5.   Kegiatan Kajian Mutu Air Sungai Cenranae dan Walannae dalam rangka penetapan Peraturan Gubernur Sulawesi Selatan tentang Kelas Air Sungai.
6.   Kegiatan pemanfaatan sedimen dari Danau Tempe sebagai bahan dasar pembuatan batu-bata di Kabupaten Soppeng.
7.   Pada tahun 2007 Kementerian Negara LH bekerjasama dengan Pemda Kabupaten Wajo telah melaksanakan kegiatan pemberdayaan masyarakat dengan membentuk kader LH masyarakat pedesaan (tradisional dan adat) Hulu Danau Tempe. Kegiatan ini bertujuan untuk meningkatkan kesadaran dan kepedulian masyarakat terhadap lingkungan hidup khususnya daerah hulu danau. Selain itu, dibentuk juga Forum Komunikasi Kader Pedesaan (tradisional dan adat) Peduli Hulu Danau  Tempe. Forum ini diharapkan dapat menjadi sarana komunikasi dan konsultasi kader LH dalam mengatasi masalah LH di sekitarnya.
8.   Pada tahun 2008, Kementerian LH bekerjasama dengan Bapedalda Kabupaten Wajo dan LSM Pemuda Nusantara Kabupaten Wajo melakukan beberapa kegiatan pemberdayaan masyarakat di Danau Tempe. Kegiatan tersebut adalah aksi penanaman pohon pada lahan kritis oleh masyarakat di Maniangpajo sebanyak 2000 pohon, pembuatan kebun bibit berbasis swadaya masyarakat di Desa Anabanua Kecamatan Maniangpajo dan pelatihan kader lingkungan hidup tentang pertanian ramah  lingkungan. Pada kesempatan ini juga, para kader LH masyarakat  tradisional dan adat di beri pengetahuan dan pelatihan tentang teknik  pemanfaatan buah jarak pagar secara sederhana untuk energi alternatif  rumah tangga, sumur resapan air secara sederhana, pengolahan sampah  secara komunal guna memenuhi kebutuhan masyarakat akan pupuk organik/kompos, serta budidaya padi organik dalam pot.
9.   Kegiatan perbaikan fisik sungai pada beberapa ruas Sungai Walanae dan Cenranae, telah dilakukan beberapa kegiatan fisik berupa perbaikan pinggir sungai. Akan tetapi yang ada hanya pada tebing sungai yang telah mengalami longsor dan hanya pada ruas jalan yang merupakan urat nadi perekonomian masyarakat sekitar.
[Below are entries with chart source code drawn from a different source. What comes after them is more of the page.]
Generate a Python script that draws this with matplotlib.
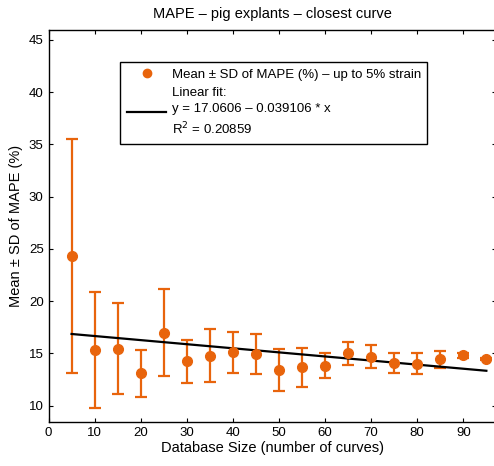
import numpy as np
import matplotlib
matplotlib.use("Agg")
import matplotlib.pyplot as plt
from matplotlib.lines import Line2D

plt.rcParams['font.family'] = ['Liberation Sans', 'DejaVu Sans']

# database size (number of curves)
sizes = [5, 10, 15, 20, 25, 30, 35, 40, 45, 50, 55, 60, 65, 70, 75, 80, 85, 90, 95]
# mean MAPE (%)
mape_mean = [24.36, 15.35, 15.45, 13.12, 17.0, 14.24, 14.78, 15.1, 14.94, 13.44,
             13.69, 13.82, 15.0, 14.71, 14.08, 14.01, 14.43, 14.81, 14.49]
# SD of MAPE (%)
mape_sd = [11.2, 5.57, 4.37, 2.25, 4.16, 2.04, 2.53, 1.95, 1.91, 2.03,
           1.85, 1.18, 1.1, 1.08, 0.96, 1.02, 0.78, 0.2, 0.1]
# linear fit coefficients
fit_intercept = 17.0606
fit_slope = -0.039106
fit_r2 = 0.20859

orange = '#E8640C'

fig = plt.figure(figsize=(4.94, 4.66), dpi=100)
ax = fig.add_axes([0.0982, 0.095, 0.905, 0.8396])

ax.errorbar(sizes, mape_mean, yerr=mape_sd, fmt='o', color=orange,
            markersize=7, elinewidth=1.6, capsize=4, capthick=1.6)
xs = np.array([sizes[0], sizes[-1]], dtype=float)
ax.plot(xs, fit_intercept + fit_slope * xs, color='black', lw=1.6)

ax.set_xlim(0, 97.0)
ax.set_ylim(8.47, 45.9)
ax.set_xticks(range(0, 91, 10))
ax.set_yticks(range(10, 46, 5))
ax.tick_params(direction='in', top=True, right=True, labelsize=9.5, length=3)
for s in ax.spines.values():
    s.set_linewidth(1.0)

ax.set_xlabel('Database Size (number of curves)', fontsize=10.5, labelpad=2)
ax.set_ylabel('Mean \u00b1 SD of MAPE (%)', fontsize=10.5, labelpad=4)
ax.set_title('MAPE \u2013 pig explants \u2013 closest curve', fontsize=10.5, pad=9)

handles = [Line2D([], [], ls='none', marker='o', color=orange, markersize=6),
           Line2D([], [], color='black', lw=1.6)]
labels = ['Mean \u00b1 SD of MAPE (%) \u2013 up to 5% strain',
          'Linear fit:\ny = %g \u2013 %g * x\nR$^2$ = %g' % (fit_intercept, -fit_slope, fit_r2)]
leg = ax.legend(handles, labels, loc='upper center', bbox_to_anchor=(0.504, 0.919),
                fontsize=9.5, frameon=True, fancybox=False, edgecolor='black',
                framealpha=1, handlelength=3.0, handletextpad=0.4,
                borderpad=0.5, labelspacing=0.45, borderaxespad=0)
leg.get_frame().set_linewidth(1.0)
for t in leg.get_texts():
    t.set_linespacing(1.45)

fig.savefig('out.png', dpi=100)
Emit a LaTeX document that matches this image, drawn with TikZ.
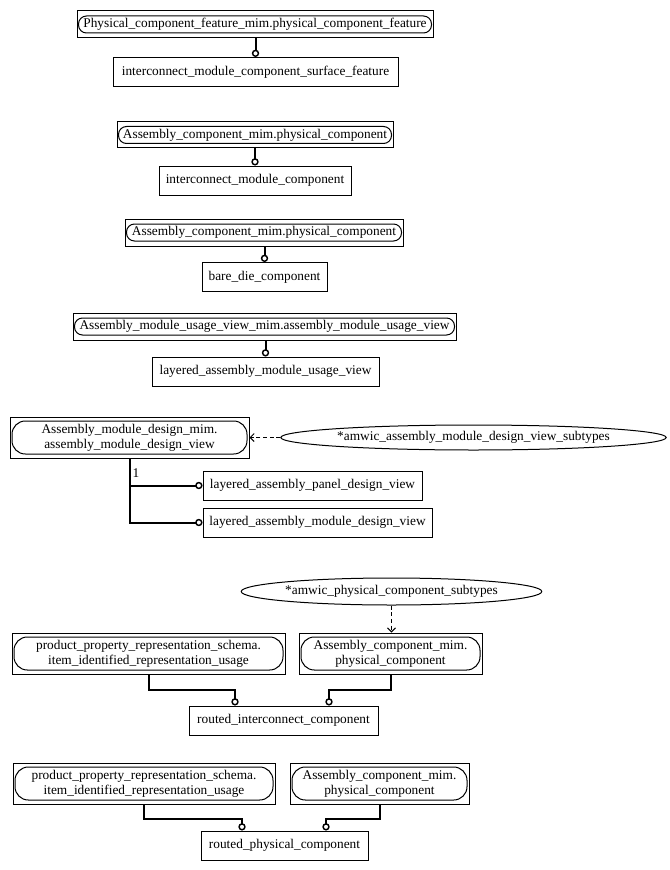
\documentclass[tikz,border=0pt]{standalone}
\usepackage{fontspec}
\setmainfont{Liberation Serif}
\usetikzlibrary{arrows.meta,shapes.geometric,calc}
\begin{document}
\begin{tikzpicture}[x=0.75pt,y=-0.75pt,
  wh/.style 2 args={minimum width=#1*0.75pt,minimum height=#2*0.75pt},
  box/.style={draw,line width=0.75pt,inner sep=0pt,font=\fontsize{10}{11.5}\selectfont,align=center},
  pill/.style={box,rounded corners=6pt},
  pilltwo/.style={box,rounded corners=10pt},
  oval/.style={box,ellipse},
  conn/.style={line width=1.5pt,-{Circle[open,length=5.5pt,line width=1.1pt]}},
  dep/.style={line width=0.75pt,dash pattern=on 3pt off 2pt,-{Straight Barb[length=3pt,width=6pt]}}
]
\useasboundingbox (0,0) rectangle (669,870);

% group 1
\node[box,wh={356}{27}] (b1) at (255,24.5) {};
\node[pill,wh={353}{17}] (b1i) at (255,24.5) {Physical\_component\_feature\_mim.physical\_component\_feature};
\node[box,wh={285}{29}] (b2) at (255.5,72) {interconnect\_module\_component\_surface\_feature};
\draw[conn] (b2.north |- b1.south) -- (b2.north);

% group 2
\node[box,wh={276}{26}] (b3) at (255,135) {};
\node[pill,wh={273}{17}] (b3i) at (255,135) {Assembly\_component\_mim.physical\_component};
\node[box,wh={192}{29}] (b4) at (255,180.5) {interconnect\_module\_component};
\draw[conn] (b4.north |- b3.south) -- (b4.north);

% group 3
\node[box,wh={278}{27}] (b5) at (264,232.5) {};
\node[pill,wh={275}{17}] (b5i) at (264,232.5) {Assembly\_component\_mim.physical\_component};
\node[box,wh={125}{29}] (b6) at (264.5,277) {bare\_die\_component};
\draw[conn] (b6.north |- b5.south) -- (b6.north);

% group 4
\node[box,wh={383}{27}] (b7) at (264.5,326.5) {};
\node[pill,wh={380}{17}] (b7i) at (264.5,326.5) {Assembly\_module\_usage\_view\_mim.assembly\_module\_usage\_view};
\node[box,wh={227}{29}] (b8) at (265.5,371.5) {layered\_assembly\_module\_usage\_view};
\draw[conn] (b8.north |- b7.south) -- (b8.north);

% group 5
\node[box,wh={239}{41}] (b9) at (129.5,437.5) {};
\node[pilltwo,wh={235}{33}] (b9i) at (129.5,437.5) {Assembly\_module\_design\_mim.\\assembly\_module\_design\_view};
\node[oval,wh={373}{25}] (e1) at (473.5,437.5) {*amwic\_assembly\_module\_design\_view\_subtypes};
\node[box,wh={219}{29}] (b10) at (312.5,485.5) {layered\_assembly\_panel\_design\_view};
\node[box,wh={229}{29}] (b11) at (317.5,522.5) {layered\_assembly\_module\_design\_view};
\draw[dep] (e1.west) -- (b9.east);
\draw[conn] (b9.south) |- (b10.west);
\draw[conn] (b9.south) |- (b11.west);
\node[box,draw=none] (lbl1) at (136,473) {1};

% group 6
\node[oval,wh={297}{27}] (e2) at (391.5,591.5) {*amwic\_physical\_component\_subtypes};
\node[box,wh={273}{41}] (b12) at (148.5,653.5) {};
\node[pilltwo,wh={269}{33}] (b12i) at (148.5,653.5) {product\_property\_representation\_schema.\\item\_identified\_representation\_usage};
\node[box,wh={183}{41}] (b13) at (390.5,653.5) {};
\node[pilltwo,wh={179}{33}] (b13i) at (390.5,653.5) {Assembly\_component\_mim.\\physical\_component};
\node[box,wh={189}{29}] (b14) at (283.5,720.5) {routed\_interconnect\_component};
\draw[dep] (e2.south) -- (e2.south |- b13.north);
\draw[conn] (b12.south) -- ++(0,15) -| ($(b14.north)+(-48.5,0)$);
\draw[conn] (b13.south) -- ++(0,15) -| ($(b14.north)+(45.5,0)$);

% group 7
\node[box,wh={262}{41}] (b15) at (144,783.5) {};
\node[pilltwo,wh={258}{33}] (b15i) at (144,783.5) {product\_property\_representation\_schema.\\item\_identified\_representation\_usage};
\node[box,wh={179}{41}] (b16) at (379.5,783.5) {};
\node[pilltwo,wh={175}{33}] (b16i) at (379.5,783.5) {Assembly\_component\_mim.\\physical\_component};
\node[box,wh={167}{29}] (b17) at (284.5,845.5) {routed\_physical\_component};
\draw[conn] (b15.south) -- ++(0,14) -| ($(b17.north)+(-42.5,0)$);
\draw[conn] (b16.south) -- ++(0,14) -| ($(b17.north)+(41.5,0)$);
\end{tikzpicture}
\end{document}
Demikian pula metode penanggulangan longsor tebing sungai lebih banyak  dilakukan dengan pembangunan tanggul dan bronjong. Agus Maryono (2005)  menyatakan bahwa pembangunan bangunan sipil pada sungai baik berupa sudetan, pelurusan dan pembuatan tanggul akan menghilangkan komponen retensi baik biotik maupun abiotik sehingga menghilangkan retensi sungai. Hilangnya retensi sungai akan meningkatkan debit aliran sungai, meningkatnya debit puncak sungai dan menurunnya waktu mencapai debit puncak. Akibat selanjutnya adalah meningkatnya tendensi banjir di daerah hilir sungai.

Metode vegetatif belum disentuh sama sekali padahal dalam hal pelestarian  fungsi ekologis sungai pembetonan atau bangunan fisik lainnya tidak pro lingkungan dan membutuhkan biaya pembangunan dan pemeliharaan yang
sangat besar.


BAB III
PENUTUP

Pencemaran ekosistem didaerah sekitar danau tempe tergolong rendah, namun jika tidak di tanggulagi dari sekarang maka akan menimbulkan dampak yang begitu berbahaya bagi ekosistem yang ada di sekitar danau tempe.